- Exercise aim -
Repeat all the material exactly; pictures stay out of your copy.

---------- Data block

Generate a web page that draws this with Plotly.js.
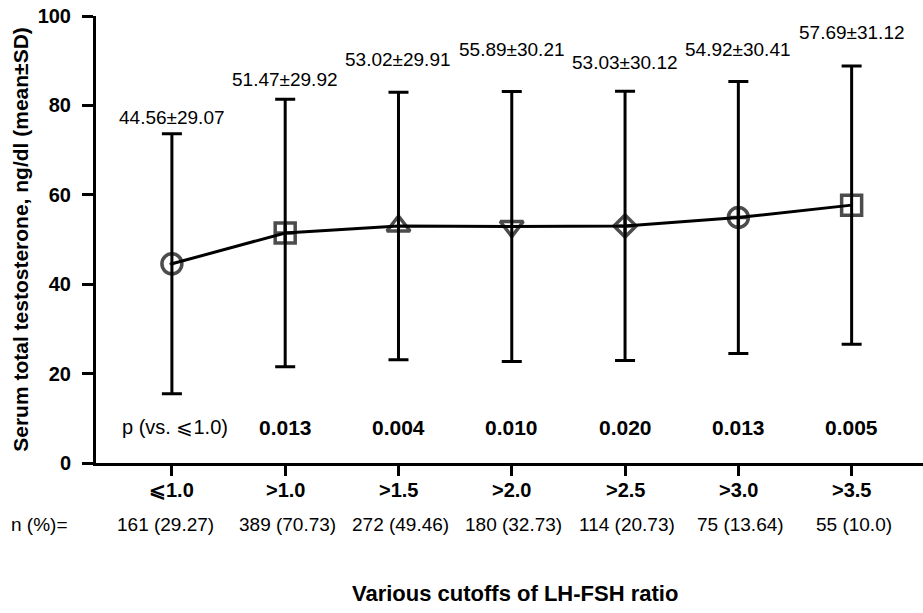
<!DOCTYPE html>
<html>
<head>
<meta charset="utf-8">
<script src="https://cdn.plot.ly/plotly-3.0.1.min.js"></script>
<style>html,body{margin:0;padding:0;background:#fff;}#chart{width:923px;height:613px;}</style>
</head>
<body>
<div id="chart"></div>
<script>
// ---- data ----
const categories = ["⩽1.0", ">1.0", ">1.5", ">2.0", ">2.5", ">3.0", ">3.5"];
const meanValues = [44.56, 51.47, 53.02, 52.9, 53.03, 54.92, 57.69];
const sdValues   = [29.07, 29.92, 29.91, 30.21, 30.12, 30.41, 31.12];
const meanLabels = ["44.56±29.07", "51.47±29.92", "53.02±29.91", "55.89±30.21", "53.03±30.12", "54.92±30.41", "57.69±31.12"];
const nLabels    = ["161 (29.27)", "389 (70.73)", "272 (49.46)", "180 (32.73)", "114 (20.73)", "75 (13.64)", "55 (10.0)"];
const pLabels    = ["p (vs. ⩽1.0)", "0.013", "0.004", "0.010", "0.020", "0.013", "0.005"];
const yTicks     = [0, 20, 40, 60, 80, 100];

// ---- layout-only settings ----
const labelY = [77.2, 85.7, 90.2, 92.4, 89.7, 92.4, 96.2];
const symbols = ["circle-open-dot", "square-cross-open", "triangle-up-open", "triangle-down-open",
                 "diamond-cross-open", "circle-cross-open", "square-open"];
const sizes = [20, 20, 20, 20, 17, 20, 20];
const FONT = "Liberation Sans, Arial, sans-serif";
const PLOT_W = 827, PLOT_H = 447;
const pxToPaperY = py => (463 - py) / PLOT_H;
const pxToPaperX = px => (px - 96) / PLOT_W;

const trace = {
  type: "scatter",
  mode: "lines+markers",
  x: categories,
  y: meanValues,
  line: {color: "#000", width: 3},
  marker: {symbol: symbols, size: sizes, color: "#000", line: {color: "#000", width: 3.5}},
  error_y: {type: "data", array: sdValues, visible: true, color: "#000", thickness: 3, width: 10},
  cliponaxis: false,
  hoverinfo: "skip"
};

const annotations = [];
categories.forEach((c, i) => {
  annotations.push({x: c, y: labelY[i], xref: "x", yref: "y", text: meanLabels[i], showarrow: false,
    font: {family: FONT, size: 19, color: "#000"}, xanchor: "center", yanchor: "middle"});
  annotations.push({x: c, y: pxToPaperY(427), xref: "x", yref: "paper", text: pLabels[i], showarrow: false,
    font: {family: FONT, size: i === 0 ? 20 : 21, color: "#000", weight: i === 0 ? "normal" : "bold"},
    xanchor: "center", yanchor: "middle", xshift: i === 0 ? 3 : 0});
  annotations.push({x: c, y: pxToPaperY(490), xref: "x", yref: "paper", text: c, showarrow: false,
    font: {family: FONT, size: 20, color: "#000", weight: "bold"}, xanchor: "center", yanchor: "middle"});
  annotations.push({x: c, y: pxToPaperY(524), xref: "x", yref: "paper", text: nLabels[i], showarrow: false,
    font: {family: FONT, size: 19, color: "#000"}, xanchor: "center", yanchor: "middle", xshift: i === 0 ? -6 : 2});
});
annotations.push({x: pxToPaperX(9), y: pxToPaperY(524), xref: "paper", yref: "paper", xanchor: "left", text: "n (%)=",
  showarrow: false, font: {family: FONT, size: 19, color: "#000"}, yanchor: "middle"});
annotations.push({x: pxToPaperX(515), y: pxToPaperY(593), xref: "paper", yref: "paper", text: "Various cutoffs of LH-FSH ratio",
  showarrow: false, font: {family: FONT, size: 22, color: "#000", weight: "bold"}, xanchor: "center", yanchor: "middle"});

const layout = {
  width: 923, height: 613,
  margin: {l: 96, r: 0, t: 16, b: 150},
  paper_bgcolor: "#fff", plot_bgcolor: "#fff",
  showlegend: false,
  font: {family: FONT, color: "#000"},
  xaxis: {
    type: "category",
    range: [-0.67, 6.63],
    showline: true, linecolor: "#000", linewidth: 3,
    ticks: "outside", ticklen: 10, tickwidth: 3, tickcolor: "#000",
    showgrid: false, zeroline: false, showticklabels: false,
    fixedrange: true
  },
  yaxis: {
    range: [0, 100],
    tickvals: yTicks,
    showline: true, linecolor: "#000", linewidth: 3,
    ticks: "outside", ticklen: 11, tickwidth: 3, tickcolor: "#000",
    ticklabelstandoff: 7,
    showgrid: false, zeroline: false,
    tickfont: {family: FONT, size: 20, weight: "bold", color: "#000"},
    title: {text: "Serum total testosterone, ng/dl (mean±SD)", standoff: 4,
      font: {family: FONT, size: 21, weight: "bold", color: "#000"}},
    fixedrange: true
  },
  annotations: annotations
};

Plotly.newPlot("chart", [trace], layout, {displayModeBar: false, staticPlot: true});
</script>
</body>
</html>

--------------------

- Correct response -
Generate a web page that draws this with Plotly.js.
<!DOCTYPE html>
<html>
<head>
<meta charset="utf-8">
<script src="https://cdn.plot.ly/plotly-3.0.1.min.js"></script>
<style>html,body{margin:0;padding:0;background:#fff;}#chart{width:923px;height:613px;}</style>
</head>
<body>
<div id="chart"></div>
<script>
// ---- data ----
const categories = ["⩽1.0", ">1.0", ">1.5", ">2.0", ">2.5", ">3.0", ">3.5"];
const meanValues = [44.56, 51.47, 53.02, 52.9, 53.03, 54.92, 57.69];
const sdValues   = [29.07, 29.92, 29.91, 30.21, 30.12, 30.41, 31.12];
const meanLabels = ["44.56±29.07", "51.47±29.92", "53.02±29.91", "55.89±30.21", "53.03±30.12", "54.92±30.41", "57.69±31.12"];
const nLabels    = ["161 (29.27)", "389 (70.73)", "272 (49.46)", "180 (32.73)", "114 (20.73)", "75 (13.64)", "55 (10.0)"];
const pLabels    = ["p (vs. ⩽1.0)", "0.013", "0.004", "0.010", "0.020", "0.013", "0.005"];
const yTicks     = [0, 20, 40, 60, 80, 100];

// ---- layout-only settings ----
const labelY = [77.2, 85.7, 90.2, 92.4, 89.7, 92.4, 96.2];
const symbols = ["circle-open-dot", "square-cross-open", "triangle-up-open", "triangle-down-open",
                 "diamond-cross-open", "circle-cross-open", "square-open"];
const sizes = [20, 20, 20, 20, 17, 20, 20];
const FONT = "Liberation Sans, Arial, sans-serif";
const PLOT_W = 827, PLOT_H = 447;
const pxToPaperY = py => (463 - py) / PLOT_H;
const pxToPaperX = px => (px - 96) / PLOT_W;

const trace = {
  type: "scatter",
  mode: "lines+markers",
  x: categories,
  y: meanValues,
  line: {color: "#000", width: 3},
  marker: {symbol: symbols, size: sizes, color: "#000", line: {color: "#000", width: 3.5}},
  error_y: {type: "data", array: sdValues, visible: true, color: "#000", thickness: 3, width: 10},
  cliponaxis: false,
  hoverinfo: "skip"
};

const annotations = [];
categories.forEach((c, i) => {
  annotations.push({x: c, y: labelY[i], xref: "x", yref: "y", text: meanLabels[i], showarrow: false,
    font: {family: FONT, size: 19, color: "#000"}, xanchor: "center", yanchor: "middle"});
  annotations.push({x: c, y: pxToPaperY(427), xref: "x", yref: "paper", text: pLabels[i], showarrow: false,
    font: {family: FONT, size: i === 0 ? 20 : 21, color: "#000", weight: i === 0 ? "normal" : "bold"},
    xanchor: "center", yanchor: "middle", xshift: i === 0 ? 3 : 0});
  annotations.push({x: c, y: pxToPaperY(490), xref: "x", yref: "paper", text: c, showarrow: false,
    font: {family: FONT, size: 20, color: "#000", weight: "bold"}, xanchor: "center", yanchor: "middle"});
  annotations.push({x: c, y: pxToPaperY(524), xref: "x", yref: "paper", text: nLabels[i], showarrow: false,
    font: {family: FONT, size: 19, color: "#000"}, xanchor: "center", yanchor: "middle", xshift: i === 0 ? -6 : 2});
});
annotations.push({x: pxToPaperX(9), y: pxToPaperY(524), xref: "paper", yref: "paper", xanchor: "left", text: "n (%)=",
  showarrow: false, font: {family: FONT, size: 19, color: "#000"}, yanchor: "middle"});
annotations.push({x: pxToPaperX(515), y: pxToPaperY(593), xref: "paper", yref: "paper", text: "Various cutoffs of LH-FSH ratio",
  showarrow: false, font: {family: FONT, size: 22, color: "#000", weight: "bold"}, xanchor: "center", yanchor: "middle"});

const layout = {
  width: 923, height: 613,
  margin: {l: 96, r: 0, t: 16, b: 150},
  paper_bgcolor: "#fff", plot_bgcolor: "#fff",
  showlegend: false,
  font: {family: FONT, color: "#000"},
  xaxis: {
    type: "category",
    range: [-0.67, 6.63],
    showline: true, linecolor: "#000", linewidth: 3,
    ticks: "outside", ticklen: 10, tickwidth: 3, tickcolor: "#000",
    showgrid: false, zeroline: false, showticklabels: false,
    fixedrange: true
  },
  yaxis: {
    range: [0, 100],
    tickvals: yTicks,
    showline: true, linecolor: "#000", linewidth: 3,
    ticks: "outside", ticklen: 11, tickwidth: 3, tickcolor: "#000",
    ticklabelstandoff: 7,
    showgrid: false, zeroline: false,
    tickfont: {family: FONT, size: 20, weight: "bold", color: "#000"},
    title: {text: "Serum total testosterone, ng/dl (mean±SD)", standoff: 4,
      font: {family: FONT, size: 21, weight: "bold", color: "#000"}},
    fixedrange: true
  },
  annotations: annotations
};

Plotly.newPlot("chart", [trace], layout, {displayModeBar: false, staticPlot: true});
</script>
</body>
</html>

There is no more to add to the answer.